2022, BMC BIOINFORMATICS, Pages 190- (volume: 23)

StaRTrEK:in silico estimation of RNA half-lives from genome-wide time-course experiments without transcriptional inhibition (01a Articolo in rivista)

Conte F., Papa F., Paci P., Farina L.

Background: Gene expression is the result of the balance between transcription and degradation. Recent experimental findings have shown fine and specific regulation of RNA degradation and the presence of various molecular machinery purposely devoted to this task, such as RNA binding proteins, non-coding RNAs, etc. A biological process can be studied by measuring time-courses of RNA abundance in response of internal and/or external stimuli, using recent technologies, such as the microarrays or the Next Generation Sequencing devices. Unfortunately, the picture provided by looking only at the transcriptome abundance may not gain insight into its dynamic regulation. By contrast, independent simultaneous measurement of RNA expression and half-lives could provide such valuable additional insight. A computational approach to the estimation of RNAs half-lives from RNA expression time profiles data, can be a low-cost alternative to its experimental measurement which may be also affected by various artifacts.
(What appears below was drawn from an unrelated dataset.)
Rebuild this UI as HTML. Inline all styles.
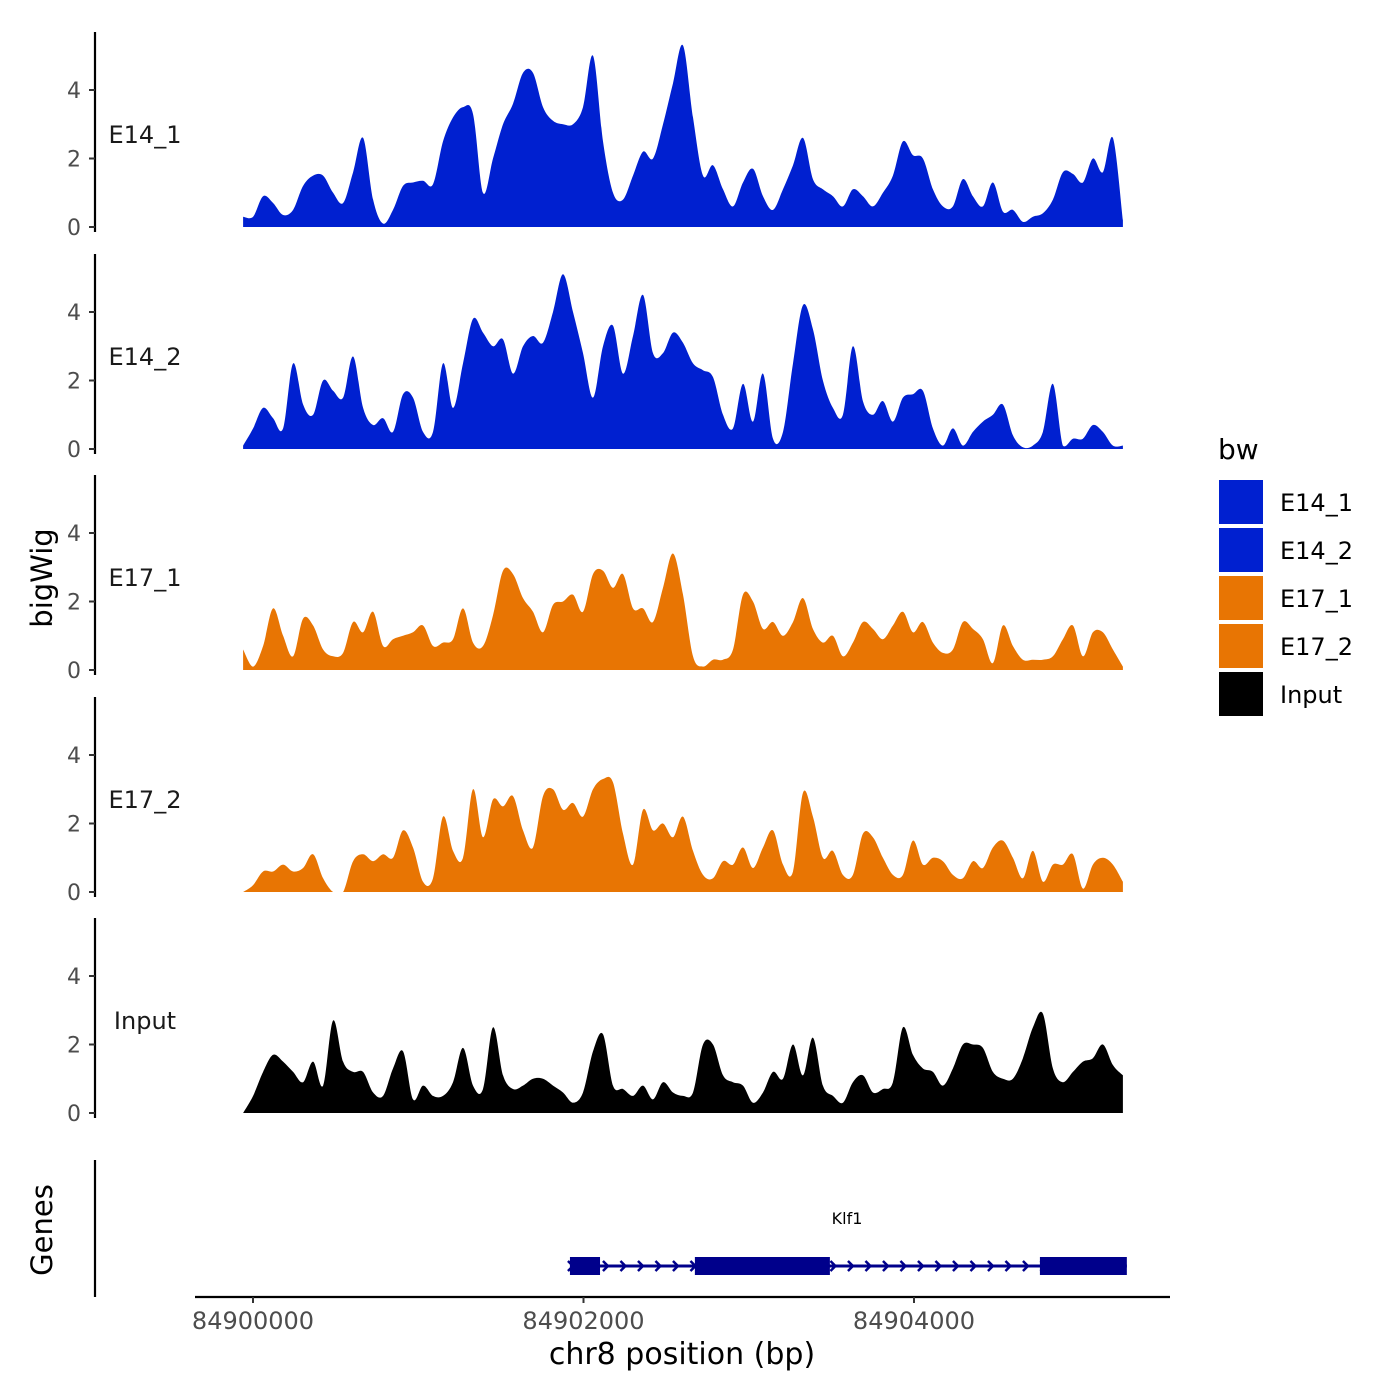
<!DOCTYPE html>
<html><head><meta charset="utf-8"><style>
body{margin:0;background:#fff}
svg{display:block;font-family:"DejaVu Sans","Liberation Sans",sans-serif}
</style></head><body>
<svg id="chart" width="1400" height="1400" viewBox="0 0 1400 1400">
<rect width="1400" height="1400" fill="#fff"/>
</svg>
<script>
const trackNames = ["E14_1","E14_2","E17_1","E17_2","Input"];
const trackColors = ["#0020D0","#0020D0","#E87503","#E87503","#000000"];
const binStartBp = 84899940;
const binStepBp = 60.5;
const e14_1 = [0.3,0.3,0.9,0.7,0.35,0.5,1.2,1.5,1.5,1.0,0.7,1.6,2.6,0.8,0.1,0.5,1.2,1.3,1.35,1.25,2.5,3.2,3.5,3.3,1.0,2.0,3.0,3.6,4.5,4.5,3.5,3.1,3.0,3.0,3.5,5.0,2.5,1.0,0.8,1.5,2.2,2.0,3.0,4.2,5.3,3.2,1.5,1.8,1.1,0.6,1.3,1.7,0.9,0.5,1.1,1.8,2.6,1.4,1.1,0.9,0.6,1.1,0.9,0.6,1.0,1.5,2.5,2.1,2.0,1.1,0.6,0.6,1.4,0.9,0.6,1.3,0.45,0.5,0.15,0.3,0.4,0.8,1.6,1.55,1.3,2.0,1.6,2.6,0.2];
const e14_2 = [0.1,0.6,1.2,0.9,0.6,2.5,1.3,1.0,2.0,1.7,1.5,2.7,1.2,0.7,0.9,0.5,1.6,1.5,0.5,0.5,2.5,1.2,2.5,3.8,3.4,3.0,3.2,2.2,3.0,3.3,3.1,4.0,5.1,4.0,2.8,1.5,3.0,3.6,2.2,3.3,4.5,2.8,2.8,3.4,3.1,2.5,2.3,2.1,1.0,0.6,1.9,0.8,2.2,0.3,0.5,2.5,4.2,3.5,2.0,1.2,1.0,3.0,1.4,1.0,1.4,0.8,1.5,1.6,1.7,0.6,0.1,0.6,0.1,0.5,0.8,1.0,1.3,0.4,0.05,0.1,0.5,1.9,0.1,0.3,0.3,0.7,0.5,0.1,0.1];
const e17_1 = [0.6,0.1,0.7,1.8,1.0,0.4,1.5,1.3,0.6,0.4,0.5,1.4,1.1,1.7,0.7,0.9,1.0,1.1,1.3,0.7,0.8,0.9,1.8,0.8,0.7,1.6,2.9,2.8,2.1,1.7,1.1,1.9,2.0,2.2,1.7,2.8,2.9,2.4,2.8,1.8,1.8,1.4,2.4,3.4,2.2,0.4,0.1,0.3,0.3,0.6,2.2,2.0,1.2,1.4,1.0,1.4,2.1,1.2,0.8,1.0,0.4,0.8,1.4,1.2,0.9,1.3,1.7,1.1,1.4,0.8,0.5,0.6,1.4,1.2,0.9,0.2,1.3,0.7,0.3,0.3,0.3,0.4,0.9,1.3,0.4,1.1,1.1,0.6,0.1];
const e17_2 = [0,0.2,0.6,0.6,0.8,0.6,0.7,1.1,0.4,0,0,0.9,1.1,0.9,1.1,1.0,1.8,1.3,0.3,0.4,2.2,1.2,1.0,3.0,1.6,2.7,2.5,2.8,1.8,1.3,2.8,3.0,2.4,2.6,2.2,3.0,3.3,3.2,1.7,0.8,2.4,1.8,2.0,1.6,2.2,1.2,0.5,0.4,0.9,0.8,1.3,0.7,1.3,1.8,0.8,0.6,2.9,2.2,1.0,1.2,0.5,0.5,1.7,1.6,1.0,0.5,0.5,1.5,0.8,1.0,0.9,0.5,0.4,0.9,0.7,1.3,1.5,1.0,0.4,1.2,0.3,0.8,0.8,1.1,0.1,0.8,1.0,0.8,0.3];
const inputTrack = [0,0.5,1.2,1.7,1.5,1.2,0.9,1.5,0.8,2.7,1.5,1.2,1.2,0.6,0.5,1.3,1.8,0.4,0.8,0.5,0.5,0.9,1.9,0.8,0.7,2.5,1.1,0.7,0.8,1.0,1.0,0.8,0.6,0.3,0.6,1.8,2.3,0.8,0.7,0.5,0.8,0.4,0.9,0.6,0.5,0.6,2.0,2.0,1.1,0.9,0.8,0.3,0.6,1.2,1.0,2.0,1.1,2.2,0.8,0.5,0.3,0.9,1.1,0.6,0.7,0.9,2.5,1.7,1.3,1.2,0.8,1.3,2.0,2.0,1.9,1.2,1.0,1.0,1.6,2.5,2.9,1.3,0.9,1.2,1.5,1.6,2.0,1.4,1.1];
const trackValues = [e14_1,e14_2,e17_1,e17_2,inputTrack];
const yTicks = [0,2,4];
const xTicks = [84900000,84902000,84904000];
const exonStarts = [84901918,84902674,84904762];
const exonEnds = [84902100,84903491,84905288];
const geneStart = 84901918, geneEnd = 84905288;

const NS="http://www.w3.org/2000/svg";
const svg=document.getElementById('chart');
function mk(tag,attrs,parent){const e=document.createElementNS(NS,tag);for(const k in attrs)e.setAttribute(k,attrs[k]);(parent||svg).appendChild(e);return e;}
const xScale=bp=>253+(bp-84900000)*0.16525;
const panelZero=[227,449,670,892,1113];
const unitPx=34.25;

trackNames.forEach((name,t)=>{
  const g=mk('g',{});
  
  
  const y0=panelZero[t];
  const yS=v=>y0-v*unitPx;
  const vals=trackValues[t];
  const pts=vals.map((v,i)=>[xScale(binStartBp+i*binStepBp),yS(v)]);
  let d='M'+pts[0][0].toFixed(1)+','+y0+' L'+pts[0][0].toFixed(1)+','+pts[0][1].toFixed(1);
  for(let i=0;i<pts.length-1;i++){
    const p0=pts[Math.max(0,i-1)],p1=pts[i],p2=pts[i+1],p3=pts[Math.min(pts.length-1,i+2)];
    const c1x=p1[0]+(p2[0]-p0[0])/6, c1y=Math.min(y0,p1[1]+(p2[1]-p0[1])/6);
    const c2x=p2[0]-(p3[0]-p1[0])/6, c2y=Math.min(y0,p2[1]-(p3[1]-p1[1])/6);
    d+=` C${c1x.toFixed(1)},${c1y.toFixed(1)} ${c2x.toFixed(1)},${c2y.toFixed(1)} ${p2[0].toFixed(1)},${p2[1].toFixed(1)}`;
  }
  d+=' L'+pts[pts.length-1][0].toFixed(1)+','+y0+' Z';
  const a=mk('path',{d:d,fill:trackColors[t]},g);
  
  
  const ax=mk('line',{x1:95,x2:95,y1:y0-195,y2:y0+5,stroke:'#000','stroke-width':2.2},g);
  
  
  yTicks.forEach(v=>{
    mk('line',{x1:89,x2:95,y1:yS(v),y2:yS(v),stroke:'#333','stroke-width':2},g);
    const tx=mk('text',{x:81,y:yS(v)+8,'text-anchor':'end','font-size':22,fill:'#4d4d4d'},g);
    tx.textContent=v;
    
    
  });
  const lb=mk('text',{x:145,y:y0-84,'text-anchor':'middle','font-size':24,fill:'#1a1a1a'},g);
  lb.textContent=name;
  
  
});

const gg=mk('g',{});


mk('line',{x1:95,x2:95,y1:1160,y2:1297,stroke:'#000','stroke-width':2.2},gg);
mk('line',{x1:xScale(geneStart),x2:xScale(geneEnd),y1:1266,y2:1266,stroke:'#00008B','stroke-width':3},gg);
for(let x=xScale(geneStart)+2;x<xScale(geneEnd);x+=17.5){
  mk('path',{d:`M${x-4},${1261} L${x+1},${1266} L${x-4},${1271}`,fill:'none',stroke:'#00008B','stroke-width':2.5},gg);
}
exonStarts.forEach((s,i)=>{
  const r=mk('rect',{x:xScale(s),y:1257,width:xScale(exonEnds[i])-xScale(s),height:18,fill:'#00008B'},gg);
  
  
});
const gl=mk('text',{x:847,y:1224,'text-anchor':'middle','font-size':16,fill:'#000'},gg);
gl.textContent='Klf1';



const xa=mk('g',{});


mk('line',{x1:195,x2:1170,y1:1297,y2:1297,stroke:'#000','stroke-width':2.2},xa);
xTicks.forEach(v=>{
  mk('line',{x1:xScale(v),x2:xScale(v),y1:1297,y2:1303,stroke:'#333','stroke-width':2},xa);
  const t=mk('text',{x:xScale(v),y:1329,'text-anchor':'middle','font-size':24,fill:'#4d4d4d'},xa);
  t.textContent=v;
  
  
});

function mt(txt,attrs,name){const e=document.createElementNS(NS,'text');for(const k in attrs)e.setAttribute(k,attrs[k]);e.textContent=txt;


svg.appendChild(e);return e;}
mt('chr8 position (bp)',{x:682,y:1364,'text-anchor':'middle','font-size':30,fill:'#000'},'x-axis-title');
mt('bigWig',{x:0,y:0,transform:'translate(52,578) rotate(-90)','text-anchor':'middle','font-size':29,fill:'#000'},'y-axis-title');
mt('Genes',{x:0,y:0,transform:'translate(52,1230) rotate(-90)','text-anchor':'middle','font-size':29,fill:'#000'},'genes-axis-title');
mt('bw',{x:1218,y:459,'font-size':28,fill:'#000'},'legend-title');
const legLabels=["E14_1","E14_2","E17_1","E17_2","Input"];
legLabels.forEach((l,i)=>{
  const r=mk('rect',{x:1219,y:480+i*48,width:44,height:44,fill:trackColors[i]});
  
  
  mt(l,{x:1280,y:511+i*48,'font-size':24,fill:'#000'},'legend-entry');
});
</script>
</body></html>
Results: Here we present a computational methodology, called StaRTrEK (STAbility Rates ThRough Expression Kinetics), able to estimate half-life values basing only on genome-wide gene expression time series without transcriptional inhibition. The StaRTrEK algorithm makes use of a simple first order kinetic model and of a l1-norm regularized least square optimization approach to find its parameter values. Estimates provided by StaRTrEK are validated using simulated data and three independent experimental datasets of two short (6 samples) and one long (48 samples) time-courses. Conclusions: We believe that our algorithm can be used as a fast valuable computational complement to time-course experimental gene expression studies by adding a relevant kinetic property, i.e. the RNA half-life, with a strong biological interpretation, thus providing a dynamic picture of what is going in a cell during the biological process under study.